In the 1970s South Korea entertained the possibility of developing its own nuclear bombs, spurred by US foreign policy in Asia. President Richard Nixon’s visit to China in 1972 prompted South Korea to ask what a US-China detente would mean for its own security. And in 1979, President Jimmy Carter withdrew thousands of troops from Asia. Those moves pushed South Korea to begin a secret nuclear weapons program. The US pushed back hard, worried that the number of nuclear-armed countries could spiral out of control.
“We had an interest in security for them so we could have our military forces forward-deployed in that part of the world,” said Kristensen. “But we were also interested in preventing those countries from developing weapons that would trigger global insecurity and increase the risk that weapons could be used against us.”
The Koreans agreed in the 1980s, in exchange for a recommitment from the US to guarantee its security, including nuclear and conventional force.

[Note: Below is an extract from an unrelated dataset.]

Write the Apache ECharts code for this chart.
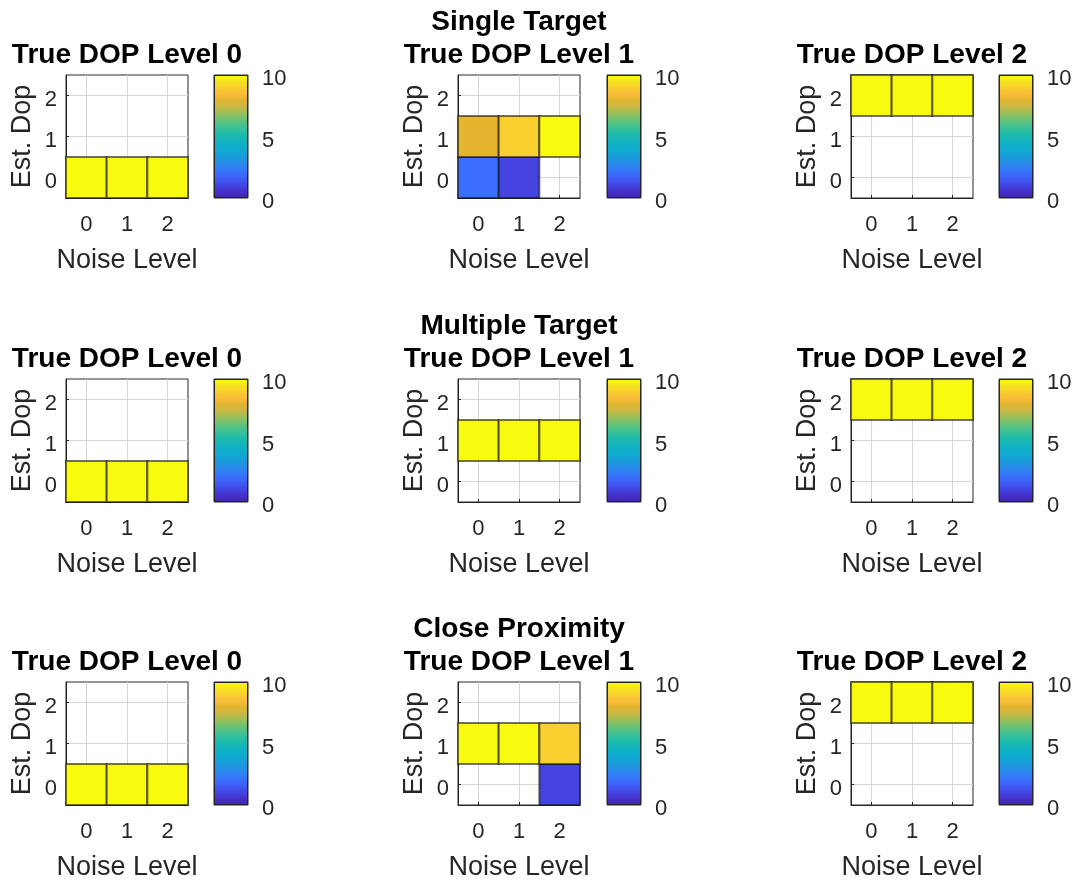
<!DOCTYPE html>
<html><head><meta charset="utf-8">
<script src="https://cdn.jsdelivr.net/npm/echarts@6/dist/echarts.min.js"></script>
<style>html,body{margin:0;padding:0;background:#fff}#c{width:1075px;height:882px}</style>
</head><body><div id="c"></div>
<script>
// ---------- data ----------
const noiseLevels = [0, 1, 2];
const estDopLevels = [0, 1, 2];
const trueDopLevels = [0, 1, 2];
const scenarioTitles = ['Single Target', 'Multiple Target', 'Close Proximity'];
const colorbarTicks = [0, 5, 10];
const colorRange = [0, 10];
// counts[estDopIndex][noiseIndex]; 0 = empty (white) cell
const singleDop0 = [[10, 10, 10], [0, 0, 0], [0, 0, 0]];
const singleDop1 = [[2, 1, 0], [8, 9, 10], [0, 0, 0]];
const singleDop2 = [[0, 0, 0], [0, 0, 0], [10, 10, 10]];
const multipleDop0 = [[10, 10, 10], [0, 0, 0], [0, 0, 0]];
const multipleDop1 = [[0, 0, 0], [10, 10, 10], [0, 0, 0]];
const multipleDop2 = [[0, 0, 0], [0, 0, 0], [10, 10, 10]];
const closeDop0 = [[10, 10, 10], [0, 0, 0], [0, 0, 0]];
const closeDop1 = [[0, 0, 1], [10, 10, 9], [0, 0, 0]];
const closeDop2 = [[0, 0, 0], [0, 0, 0], [10, 10, 10]];
const panels = [
  [singleDop0, singleDop1, singleDop2],
  [multipleDop0, multipleDop1, multipleDop2],
  [closeDop0, closeDop1, closeDop2]
];
const parula = ['#3E26A8','#4530CA','#4343E0','#4058F2','#3A6EFC','#2F80F3','#2491E3','#17A0D9',
  '#0FAACF','#10B2C2','#19B8B3','#2EBE9F','#4DC28A','#76C26E','#A5BE55','#CDB842',
  '#E5B530','#FBBD3A','#F9D030','#F6E41E','#F9FB0E'];

// ---------- layout ----------
const FONT = '"Liberation Sans", Arial, Helvetica, sans-serif';
const colLeft = [66, 458, 851], cbLeft = [214, 607, 999], rowTop = [75, 379, 682];
const PW = 122, PH = 123, CBW = 34;
const TXT = '#262626';

const grid = [], xAxis = [], yAxis = [], series = [], graphic = [];
const heatSeriesIdx = [];
const gradient = {
  type: 'linear', x: 0, y: 1, x2: 0, y2: 0,
  colorStops: parula.map((c, i) => ({ offset: i / (parula.length - 1), color: c }))
};

function renderCell(params, api) {
  const v = api.value(2);
  if (!v) return;
  const x = api.value(0), y = api.value(1);
  const p0 = api.coord([x - 0.5, y + 0.5]);
  const p1 = api.coord([x + 0.5, y - 0.5]);
  return {
    type: 'rect',
    shape: { x: p0[0], y: p0[1], width: p1[0] - p0[0], height: p1[1] - p0[1] },
    style: { fill: api.visual('color'), stroke: 'rgba(20,20,20,0.6)', lineWidth: 2 }
  };
}

function titleText(text, x, y) {
  return {
    type: 'text', x: x, y: y, z: 100,
    style: { text: text, font: 'bold 28px ' + FONT, fill: '#000',
      textAlign: 'center', textVerticalAlign: 'middle', align: 'center', verticalAlign: 'middle' }
  };
}

for (let r = 0; r < 3; r++) {
  graphic.push(titleText(scenarioTitles[r], colLeft[1] + PW / 2, rowTop[r] - 53));
  for (let c = 0; c < 3; c++) {
    const gi = grid.length;
    grid.push({ left: colLeft[c], top: rowTop[r], width: PW, height: PH, show: true,
      borderColor: TXT, borderWidth: 1, backgroundColor: '#fff' });
    xAxis.push({
      gridIndex: gi, type: 'value', min: -0.5, max: 2.5,
      axisLine: { show: true, onZero: false, lineStyle: { color: TXT } },
      axisTick: { show: true, inside: true, length: 3, customValues: noiseLevels, lineStyle: { color: TXT } },
      axisLabel: { customValues: noiseLevels, fontSize: 22, color: TXT, fontFamily: FONT, margin: 16 },
      splitLine: { show: true, lineStyle: { color: '#d6d6d6', width: 1 } },
      name: 'Noise Level', nameLocation: 'middle', nameGap: 49,
      nameTextStyle: { fontSize: 27, color: TXT, fontFamily: FONT }
    });
    yAxis.push({
      gridIndex: gi, type: 'value', min: -0.5, max: 2.5,
      axisLine: { show: true, onZero: false, lineStyle: { color: TXT } },
      axisTick: { show: true, inside: true, length: 3, customValues: estDopLevels, lineStyle: { color: TXT } },
      axisLabel: { customValues: estDopLevels, fontSize: 22, color: TXT, fontFamily: FONT, margin: 9,
        verticalAlign: 'top', lineHeight: 9 },
      splitLine: { show: true, lineStyle: { color: '#d6d6d6', width: 1 } },
      name: 'Est. Dop', nameLocation: 'middle', nameGap: 30, nameRotate: 90,
      nameTextStyle: { fontSize: 27, color: TXT, fontFamily: FONT }
    });
    const m = panels[r][c];
    const data = [];
    estDopLevels.forEach((e, ei) => noiseLevels.forEach((n, ni) => data.push([n, e, m[ei][ni]])));
    heatSeriesIdx.push(series.length);
    series.push({ type: 'custom', xAxisIndex: gi, yAxisIndex: gi, renderItem: renderCell,
      data: data, encode: { x: 0, y: 1 }, silent: true, clip: false, z: 3 });
    graphic.push(titleText('True DOP Level ' + trueDopLevels[c], colLeft[c] + PW / 2, rowTop[r] - 20));
  }
}
// colorbars
for (let r = 0; r < 3; r++) {
  for (let c = 0; c < 3; c++) {
    const gi = grid.length;
    grid.push({ left: cbLeft[c], top: rowTop[r], width: CBW, height: PH, show: true,
      borderColor: TXT, borderWidth: 1, backgroundColor: '#fff' });
    xAxis.push({ gridIndex: gi, type: 'category', data: ['cb'], show: false });
    yAxis.push({
      gridIndex: gi, type: 'value', min: colorRange[0], max: colorRange[1], position: 'right',
      axisLine: { show: false },
      axisTick: { show: false, customValues: colorbarTicks },
      axisLabel: { customValues: colorbarTicks, fontSize: 22, color: TXT, fontFamily: FONT, margin: 14,
        verticalAlign: 'top', lineHeight: 8 },
      splitLine: { show: false }
    });
    series.push({ type: 'bar', xAxisIndex: gi, yAxisIndex: gi, data: [colorRange[1]], barWidth: '100%',
      silent: true, itemStyle: { color: gradient, borderColor: TXT, borderWidth: 1 } });
  }
}

const chart = echarts.init(document.getElementById('c'), null, { renderer: 'canvas' });
chart.setOption({
  animation: false,
  backgroundColor: '#fff',
  grid, xAxis, yAxis, series, graphic,
  visualMap: {
    type: 'continuous', show: false, min: colorRange[0], max: colorRange[1], dimension: 2,
    seriesIndex: heatSeriesIdx, inRange: { color: parula }
  }
});
</script></body></html>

US troops were important to South Korea because North Korea’s army was far superior.
But over the decades a few holes have been torn in the nuclear umbrella. The US nuclear weapon infrastructure is aging and the number of weapons that are actually ready for use has dropped. But beyond old weapons is the nuclear age-old moral quandary.
“We have several hundred warheads we can deploy whenever, but will is a whole different question,” said Jonathan Bergner, an independent national security analyst who focuses on nuclear strategy proliferation.


In other words, if Pyongyang destroys Seoul in a nuclear attack, would the US honor its commitment and nuke Pyongyang if those 50,000 US troops aren’t stationed in South Korea? If US troops were not on the ground — were not killed in an attack — would a US president be as quick to retaliate against North Korea, knowing that, as soon as the US hits the nuke button, Kim Jong Un would send his own missiles toward San Francisco or Los Angeles?
Questions like that have provoked debate in academic and military circles in Japan, South Korea and elsewhere, said Bergner. Some are making the case — like Trump, but for different reasons — that nuclear proliferation might not be such a bad thing.
The Soviet Union and the US, India and Pakistan — they were a lot more careful with one another knowing the other side was capable of nuclear mass annihilation. The same might be true for China and North Korea if they knew Japan or South Korea could act on their own and deploy nuclear blasts without the US.
“There’s a certain stability in mutually-assured-destruction,” Bergner said. “But it’s less about money and more about how stabilizing it is to have these serious weapons. The only thing that hasn’t happened in the world since World War II is full scale, major war. That’s a pretty good track record for nukes.”